Jesús predicó esto muy claramente, y el problema no fue que sus oyentes no le entendieran. Sí que le entendieron; pero ellos pusieron resistencia a su mensaje casi de manera universal. Tanto como suspiraron porque el Reino de Dios estuviera ya aquí -como mi amigo, que continúa pidiendo otros diez años para poner su vida en orden- y, sin embargo, prefirieron empujar las cosas al futuro. Haberse hecho Dios concreto en sus vidas resultó extremadamente amenazante.
Gerhard Lohfink, el renombrado erudito bíblico, articula competentemente la resistencia que esos oyentes de Jesús tuvieron a esta parte de su mensaje y la razón para esa resistencia: “Los oyentes de Jesús prefieren empujar todo al futuro, y la historia no llega a ningún fin bueno. El reinado de Dios anunciado por Jesús no es aceptado. El ‘hoy’ ofrecido por Dios es rechazado. Y eso, eso solo, es por lo que el ‘ya’ viene a ser ‘aún no’. No es sólo en Nazaret que el ‘hoy’ del Evangelio no fue aceptado. Más tarde también, en el curso de la historia de la iglesia, ha sido rechazado una y muchas veces. La razón fue la misma que en Nazaret: aparentemente, a la condición humana se le hace cuesta arriba que Dios venga a hacerse concreto en nuestras vidas. Entonces, los deseos y las opiniones favoritas de la gente están en peligro, y lo mismo sus ideas sobre el momento. No puede ser hoy, porque eso significaría que nuestras vidas tienen que cambiar ya hoy. Así pues, aun siendo inconsecuente, puede echarse a descansar, arropado higiénica y cómodamente”.

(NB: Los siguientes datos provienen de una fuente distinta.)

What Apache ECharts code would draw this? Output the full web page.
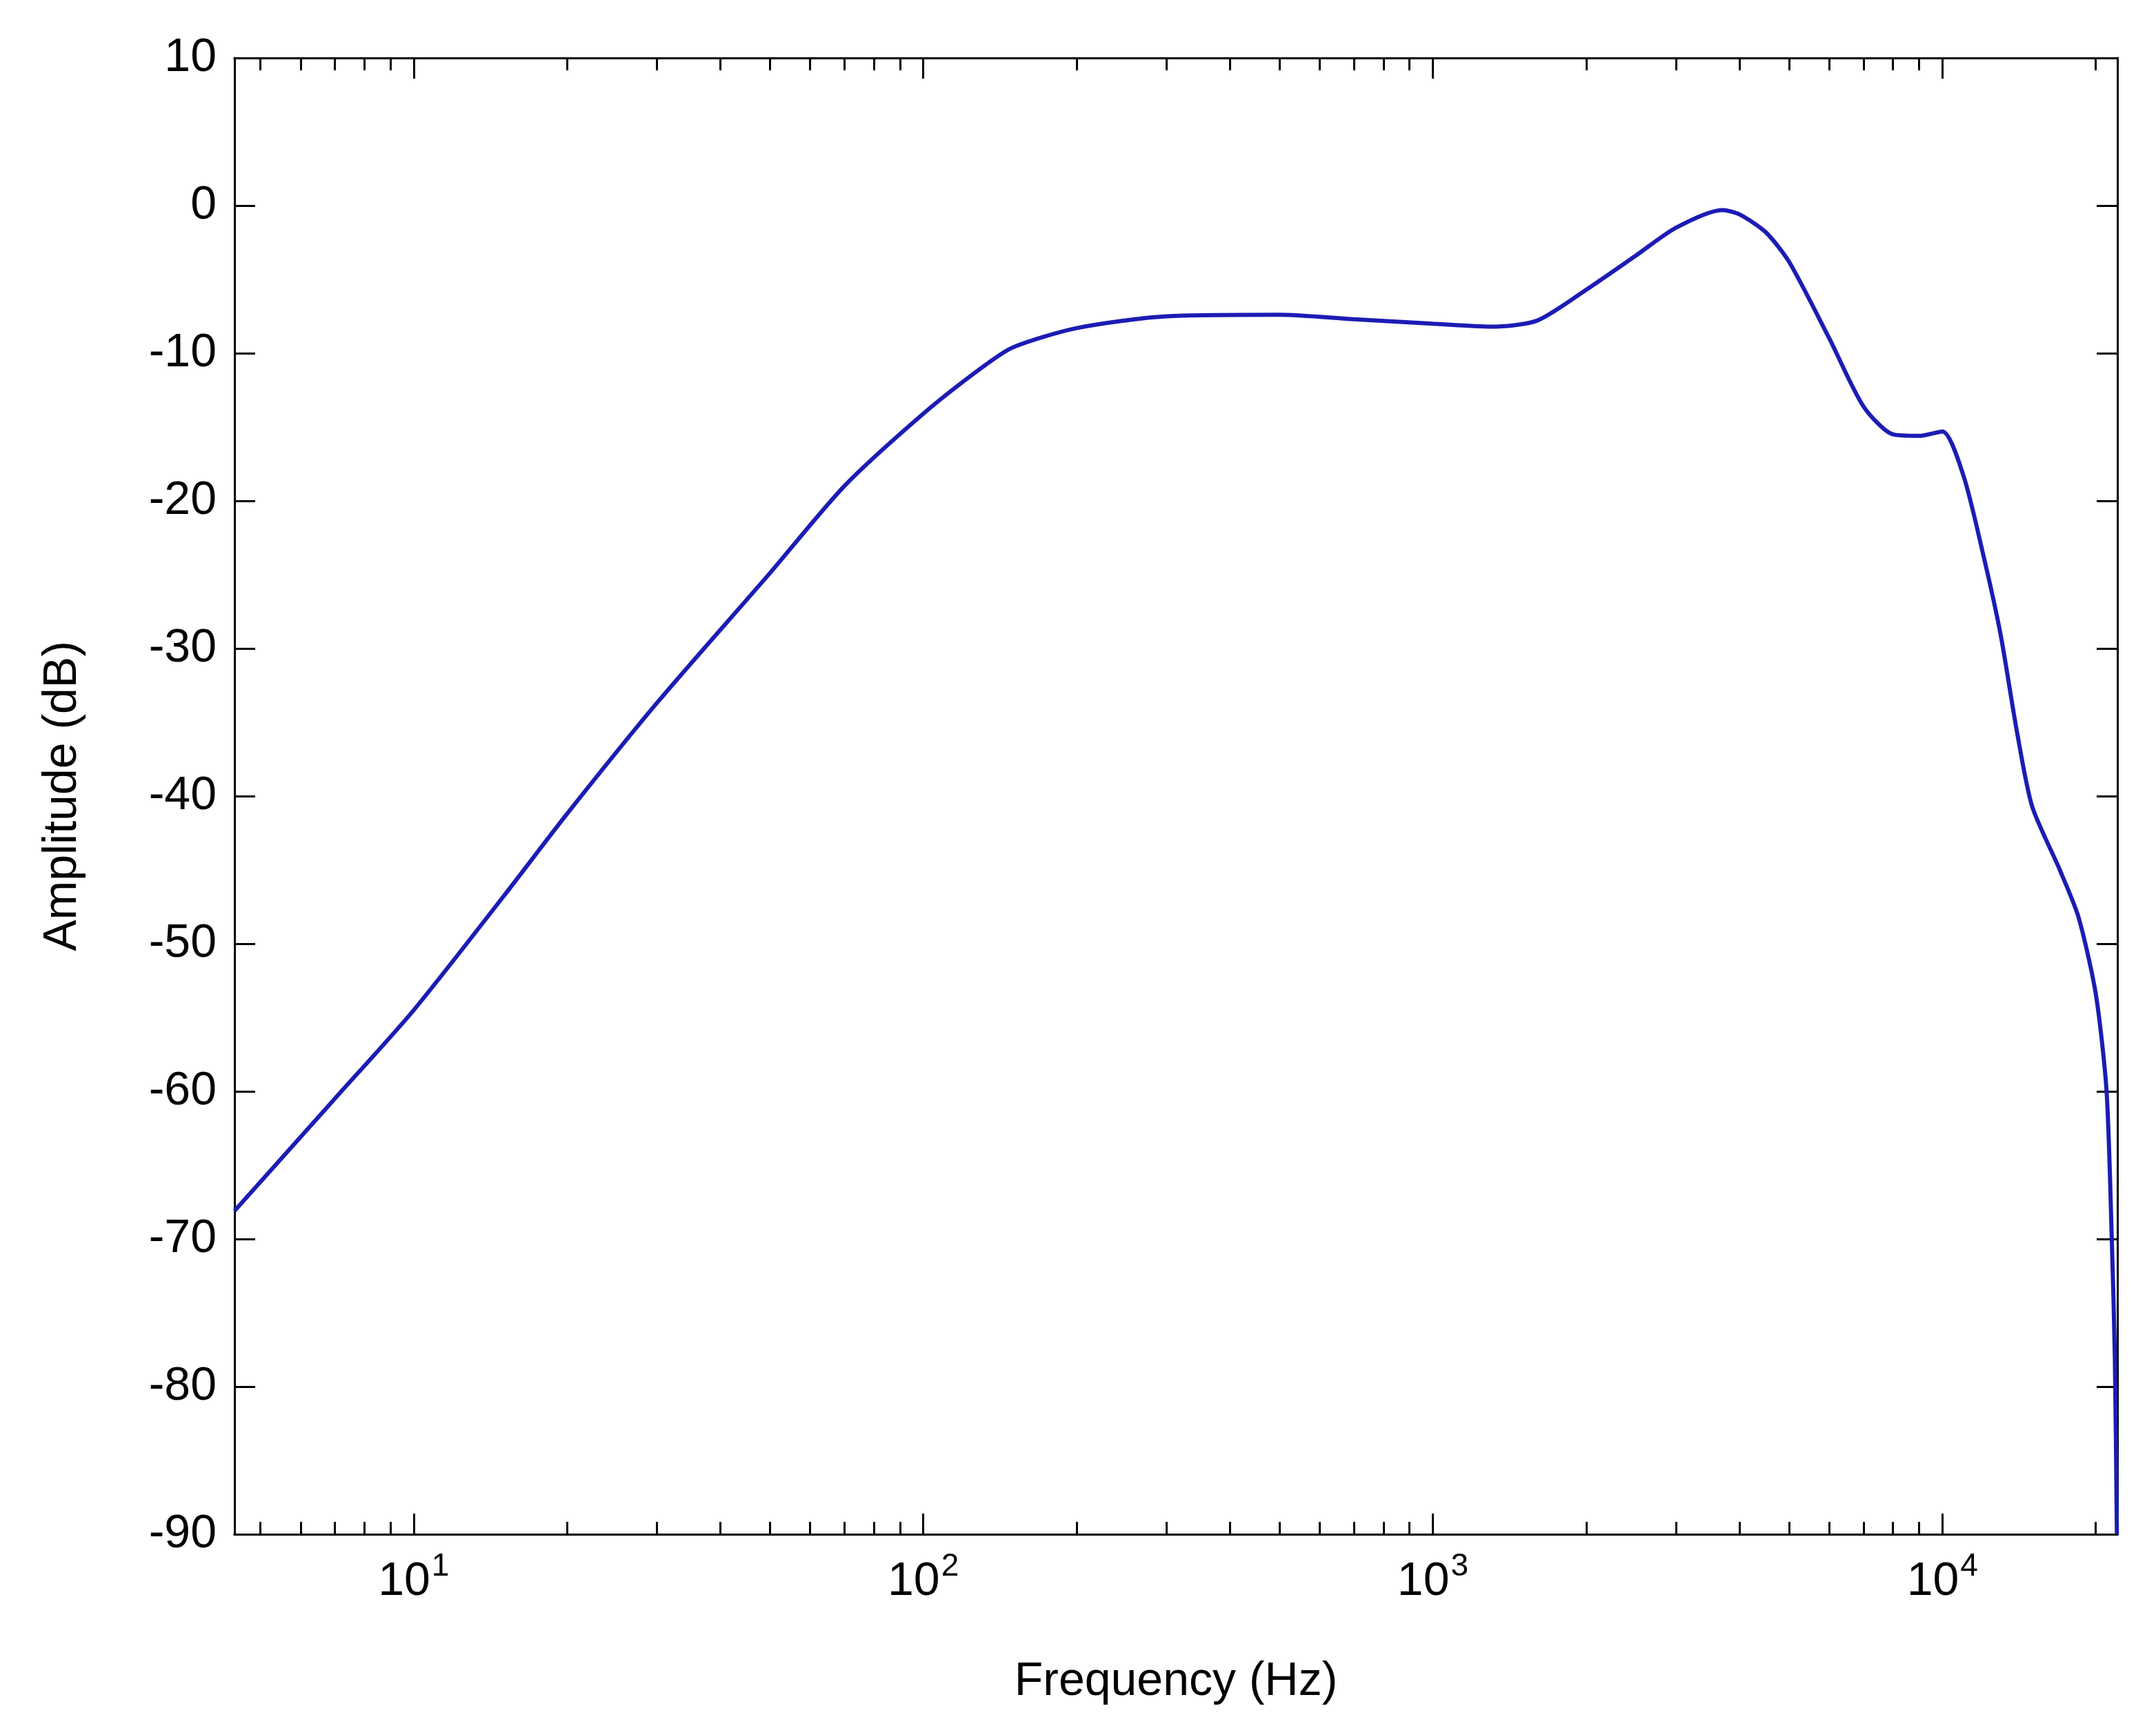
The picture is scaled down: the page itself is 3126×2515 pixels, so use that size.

Sospecho que a todos nosotros nos puede incumbir eso. Es muy amenazante tener a Dios venido a ser “concreto” en nuestras vidas, como opuesto a Dios que es simplemente una realidad que se hará verdadera un día. Porque, si Dios es ya concreto ahora, eso significa que nuestros mundos tienen que cambiar ahora, y nosotros tenemos que dejar de empujar las cosas a un futuro incierto. Esto no es tanto un fallo en la fe como una demora, un obstáculo, que necesita un poco más de tiempo antes de que nos lo tomemos en serio. Somos como los huéspedes de la parábola del Evangelio que son invitados al banquete de la boda. Nosotros también queremos ir a la fiesta, intentamos ir a la fiesta, pero primero necesitamos asistir a nuestros casamientos, a nuestros negocios, a nuestras ambiciones. Podemos tomarlo en serio más tarde. Hay tiempo. Intentamos de veras tomar a Jesús en serio; lo que pasa es que queremos un poco más de tiempo antes de hacer eso.
Supongo que a todos nos es familiar la torpe oración de san Agustín. Después de convertirse al Cristianismo a la edad de veinticinco años, luchó durante otros nueve por traer su sexualidad en armonía con su fe. Durante esos nueve años, oraba de esta manera: “Señor, hazme un cristiano casto…, pero aún no”.
Para su crédito, a diferencia de muchos de nosotros, al menos eventualmente, dejó de empujar las cosas al incierto futuro.